| What the task requires |
Give all the lines below again, exactly, with no pictures.

| Source excerpt |
☆ ☆ ☆

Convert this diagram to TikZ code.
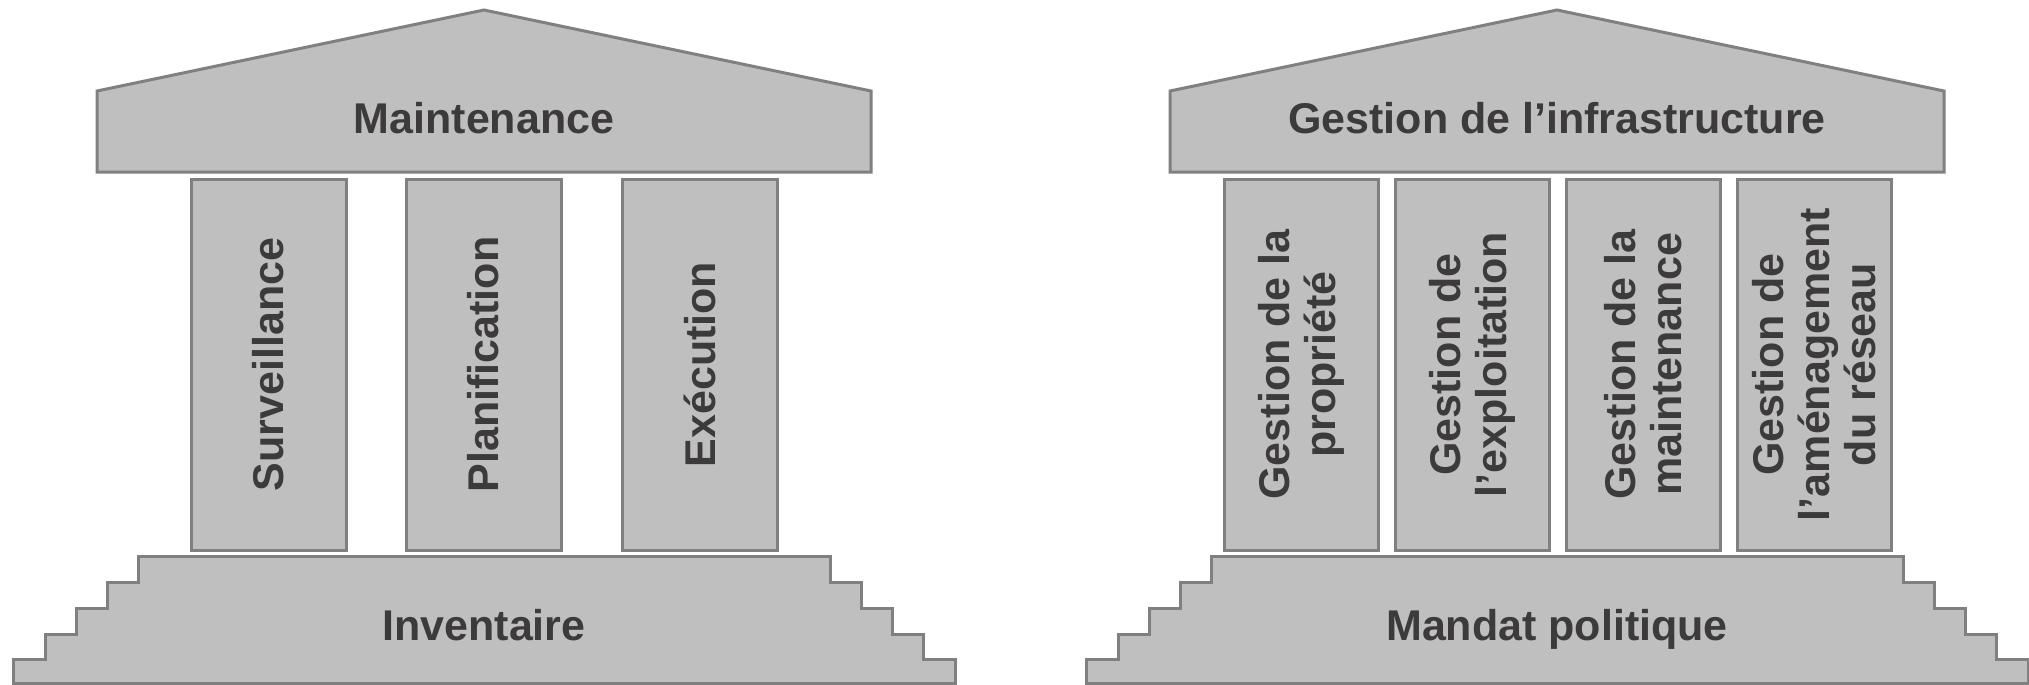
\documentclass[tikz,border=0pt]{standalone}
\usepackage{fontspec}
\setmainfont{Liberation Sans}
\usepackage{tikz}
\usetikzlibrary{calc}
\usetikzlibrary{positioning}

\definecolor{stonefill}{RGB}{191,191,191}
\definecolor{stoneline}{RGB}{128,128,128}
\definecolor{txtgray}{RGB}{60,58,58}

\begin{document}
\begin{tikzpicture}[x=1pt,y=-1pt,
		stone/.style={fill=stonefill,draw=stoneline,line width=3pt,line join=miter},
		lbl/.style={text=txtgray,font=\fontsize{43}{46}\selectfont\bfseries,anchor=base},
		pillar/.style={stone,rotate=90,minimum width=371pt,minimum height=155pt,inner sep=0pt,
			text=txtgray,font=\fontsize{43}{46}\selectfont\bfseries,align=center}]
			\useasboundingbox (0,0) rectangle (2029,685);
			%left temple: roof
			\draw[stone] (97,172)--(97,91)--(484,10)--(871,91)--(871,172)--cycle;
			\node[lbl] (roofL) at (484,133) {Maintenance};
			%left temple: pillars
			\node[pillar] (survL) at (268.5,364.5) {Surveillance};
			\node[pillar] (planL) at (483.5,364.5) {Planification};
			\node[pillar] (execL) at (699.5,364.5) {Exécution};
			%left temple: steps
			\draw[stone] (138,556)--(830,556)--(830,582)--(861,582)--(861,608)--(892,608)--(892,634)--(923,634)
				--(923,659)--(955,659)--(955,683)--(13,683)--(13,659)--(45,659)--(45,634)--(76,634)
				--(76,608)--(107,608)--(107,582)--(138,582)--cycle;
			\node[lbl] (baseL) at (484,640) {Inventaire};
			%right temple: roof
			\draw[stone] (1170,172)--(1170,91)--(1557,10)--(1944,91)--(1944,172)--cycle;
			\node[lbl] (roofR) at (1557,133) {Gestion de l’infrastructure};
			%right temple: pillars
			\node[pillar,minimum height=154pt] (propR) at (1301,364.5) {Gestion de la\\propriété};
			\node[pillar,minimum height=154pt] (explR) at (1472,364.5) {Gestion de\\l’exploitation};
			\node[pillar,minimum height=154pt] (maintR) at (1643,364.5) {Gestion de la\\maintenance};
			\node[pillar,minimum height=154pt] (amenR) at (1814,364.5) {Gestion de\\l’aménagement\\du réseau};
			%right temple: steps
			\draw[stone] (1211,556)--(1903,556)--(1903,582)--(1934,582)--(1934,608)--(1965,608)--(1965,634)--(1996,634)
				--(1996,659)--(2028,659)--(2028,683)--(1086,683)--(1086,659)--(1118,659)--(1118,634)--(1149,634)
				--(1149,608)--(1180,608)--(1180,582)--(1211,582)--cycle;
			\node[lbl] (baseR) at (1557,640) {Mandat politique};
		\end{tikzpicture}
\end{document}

☆ ☆ ☆

| Exercise solution |
Convert this diagram to TikZ code.
\documentclass[tikz,border=0pt]{standalone}
\usepackage{fontspec}
\setmainfont{Liberation Sans}
\usepackage{tikz}
\usetikzlibrary{calc}
\usetikzlibrary{positioning}

\definecolor{stonefill}{RGB}{191,191,191}
\definecolor{stoneline}{RGB}{128,128,128}
\definecolor{txtgray}{RGB}{60,58,58}

\begin{document}
\begin{tikzpicture}[x=1pt,y=-1pt,
		stone/.style={fill=stonefill,draw=stoneline,line width=3pt,line join=miter},
		lbl/.style={text=txtgray,font=\fontsize{43}{46}\selectfont\bfseries,anchor=base},
		pillar/.style={stone,rotate=90,minimum width=371pt,minimum height=155pt,inner sep=0pt,
			text=txtgray,font=\fontsize{43}{46}\selectfont\bfseries,align=center}]
			\useasboundingbox (0,0) rectangle (2029,685);
			%left temple: roof
			\draw[stone] (97,172)--(97,91)--(484,10)--(871,91)--(871,172)--cycle;
			\node[lbl] (roofL) at (484,133) {Maintenance};
			%left temple: pillars
			\node[pillar] (survL) at (268.5,364.5) {Surveillance};
			\node[pillar] (planL) at (483.5,364.5) {Planification};
			\node[pillar] (execL) at (699.5,364.5) {Exécution};
			%left temple: steps
			\draw[stone] (138,556)--(830,556)--(830,582)--(861,582)--(861,608)--(892,608)--(892,634)--(923,634)
				--(923,659)--(955,659)--(955,683)--(13,683)--(13,659)--(45,659)--(45,634)--(76,634)
				--(76,608)--(107,608)--(107,582)--(138,582)--cycle;
			\node[lbl] (baseL) at (484,640) {Inventaire};
			%right temple: roof
			\draw[stone] (1170,172)--(1170,91)--(1557,10)--(1944,91)--(1944,172)--cycle;
			\node[lbl] (roofR) at (1557,133) {Gestion de l’infrastructure};
			%right temple: pillars
			\node[pillar,minimum height=154pt] (propR) at (1301,364.5) {Gestion de la\\propriété};
			\node[pillar,minimum height=154pt] (explR) at (1472,364.5) {Gestion de\\l’exploitation};
			\node[pillar,minimum height=154pt] (maintR) at (1643,364.5) {Gestion de la\\maintenance};
			\node[pillar,minimum height=154pt] (amenR) at (1814,364.5) {Gestion de\\l’aménagement\\du réseau};
			%right temple: steps
			\draw[stone] (1211,556)--(1903,556)--(1903,582)--(1934,582)--(1934,608)--(1965,608)--(1965,634)--(1996,634)
				--(1996,659)--(2028,659)--(2028,683)--(1086,683)--(1086,659)--(1118,659)--(1118,634)--(1149,634)
				--(1149,608)--(1180,608)--(1180,582)--(1211,582)--cycle;
			\node[lbl] (baseR) at (1557,640) {Mandat politique};
		\end{tikzpicture}
\end{document}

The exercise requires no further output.